Leave out any pictures and transcribe all other data below exactly.

-------- Information supplied

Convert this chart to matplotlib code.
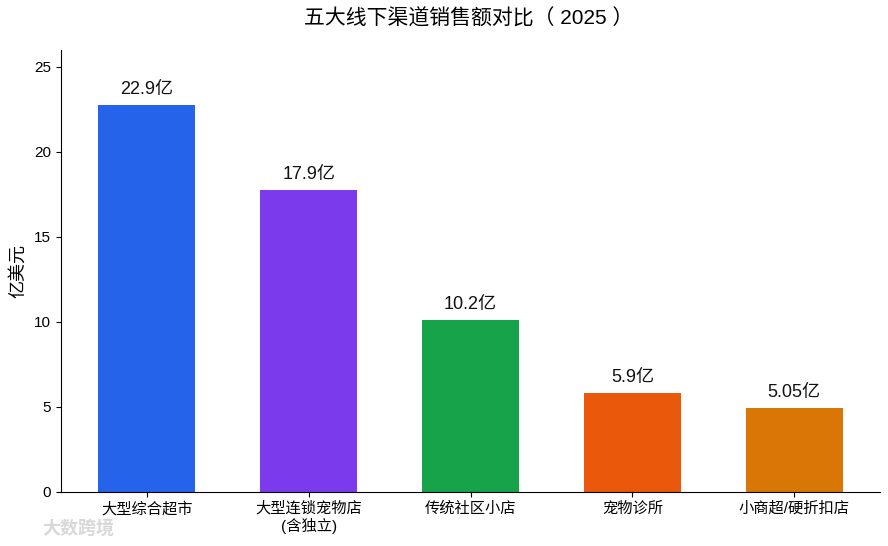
import matplotlib

matplotlib.use("Agg")
import matplotlib.pyplot as plt

plt.rcParams["font.family"] = ["Liberation Sans", "Noto Sans CJK SC", "DejaVu Sans"]

# data
channels = ["大型综合超市", "大型连锁宠物店\n(含独立)", "传统社区小店", "宠物诊所", "小商超/硬折扣店"]
sales = [22.78, 17.78, 10.08, 5.78, 4.93]
sales_labels = ["22.9亿", "17.9亿", "10.2亿", "5.9亿", "5.05亿"]
colors = ["#2563EB", "#7C3AED", "#16A34A", "#EA580C", "#D97706"]

fig = plt.figure(figsize=(8.88, 5.46), dpi=100)
ax = fig.add_axes([0.0687, 0.0998, 0.9223, 0.8086])

x = range(len(channels))
bars = ax.bar(x, sales, width=0.6, color=colors)
for rect, lab in zip(bars, sales_labels):
    ax.annotate(lab, (rect.get_x() + rect.get_width() / 2, rect.get_height()),
                xytext=(0, 5), textcoords="offset points",
                ha="center", va="bottom", fontsize=13, color="#111111")

ax.set_xticks(list(x))
ax.set_xticklabels(channels, fontsize=11)
ax.set_ylim(0, 26)
ax.set_yticks([0, 5, 10, 15, 20, 25])
ax.tick_params(axis="y", labelsize=11)
ax.set_ylabel("亿美元", fontsize=13, labelpad=5)
ax.spines["top"].set_visible(False)
ax.spines["right"].set_visible(False)

fig.suptitle("五大线下渠道销售额对比（ 2025 ）", fontsize=15, y=0.985, x=0.528)

# faint watermark, bottom-left
fig.text(0.048, 0.022, "大数跨境", fontsize=13, color="#d8d8d8", fontweight="bold")

fig.savefig("out.png", dpi=100)
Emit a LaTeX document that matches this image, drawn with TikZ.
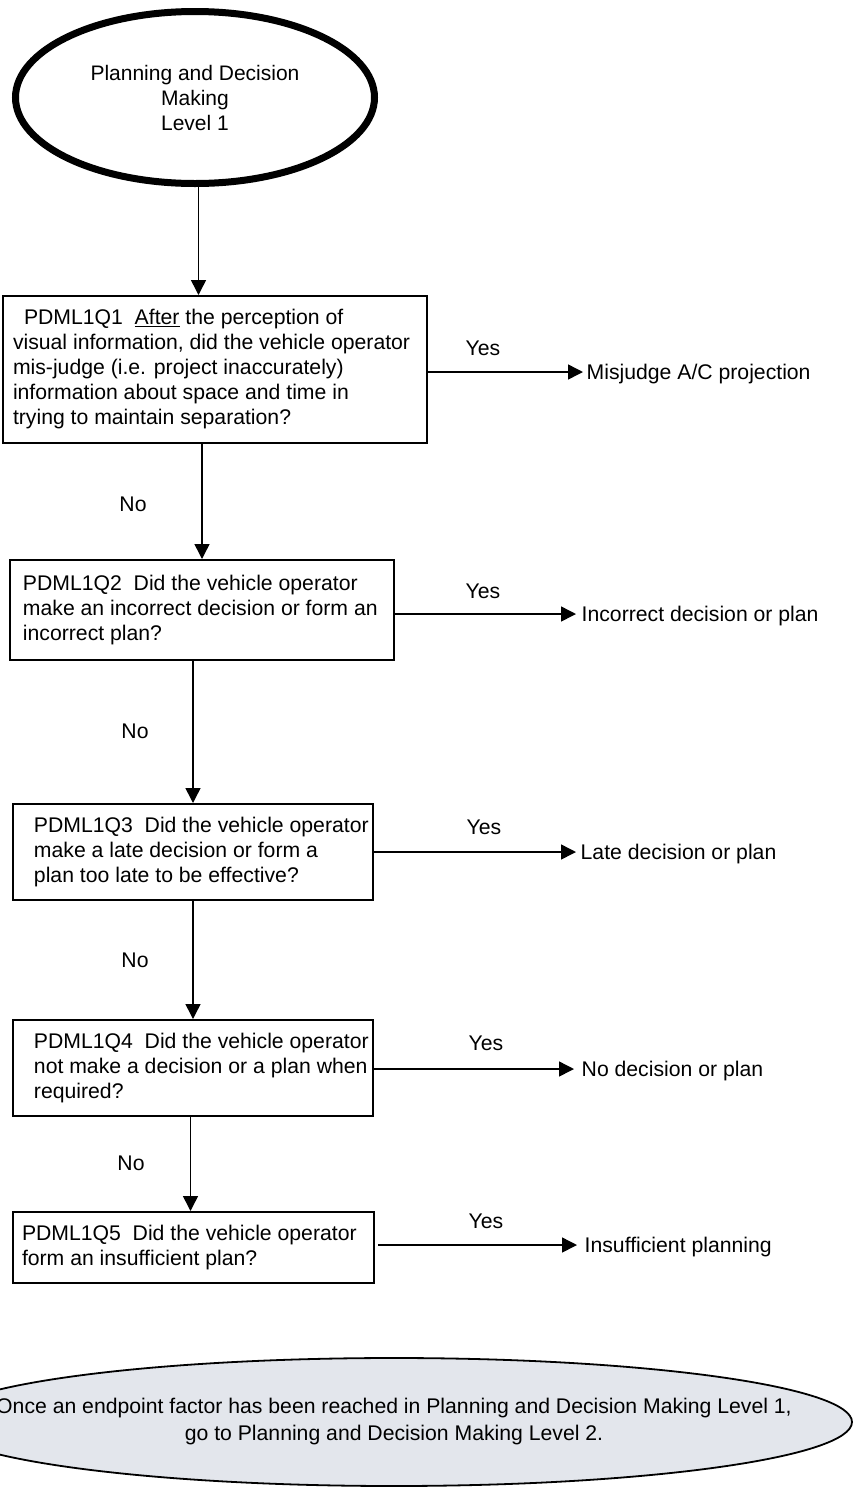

----------------

Full output ->
Convert this chart to matplotlib code.
import matplotlib

matplotlib.use("Agg")
import matplotlib.pyplot as plt

plt.rcParams["font.family"] = ["Liberation Sans", "Noto Sans CJK SC", "DejaVu Sans"]

# data
channels = ["大型综合超市", "大型连锁宠物店\n(含独立)", "传统社区小店", "宠物诊所", "小商超/硬折扣店"]
sales = [22.78, 17.78, 10.08, 5.78, 4.93]
sales_labels = ["22.9亿", "17.9亿", "10.2亿", "5.9亿", "5.05亿"]
colors = ["#2563EB", "#7C3AED", "#16A34A", "#EA580C", "#D97706"]

fig = plt.figure(figsize=(8.88, 5.46), dpi=100)
ax = fig.add_axes([0.0687, 0.0998, 0.9223, 0.8086])

x = range(len(channels))
bars = ax.bar(x, sales, width=0.6, color=colors)
for rect, lab in zip(bars, sales_labels):
    ax.annotate(lab, (rect.get_x() + rect.get_width() / 2, rect.get_height()),
                xytext=(0, 5), textcoords="offset points",
                ha="center", va="bottom", fontsize=13, color="#111111")

ax.set_xticks(list(x))
ax.set_xticklabels(channels, fontsize=11)
ax.set_ylim(0, 26)
ax.set_yticks([0, 5, 10, 15, 20, 25])
ax.tick_params(axis="y", labelsize=11)
ax.set_ylabel("亿美元", fontsize=13, labelpad=5)
ax.spines["top"].set_visible(False)
ax.spines["right"].set_visible(False)

fig.suptitle("五大线下渠道销售额对比（ 2025 ）", fontsize=15, y=0.985, x=0.528)

# faint watermark, bottom-left
fig.text(0.048, 0.022, "大数跨境", fontsize=13, color="#d8d8d8", fontweight="bold")

fig.savefig("out.png", dpi=100)
Emit a LaTeX document that matches this image, drawn with TikZ.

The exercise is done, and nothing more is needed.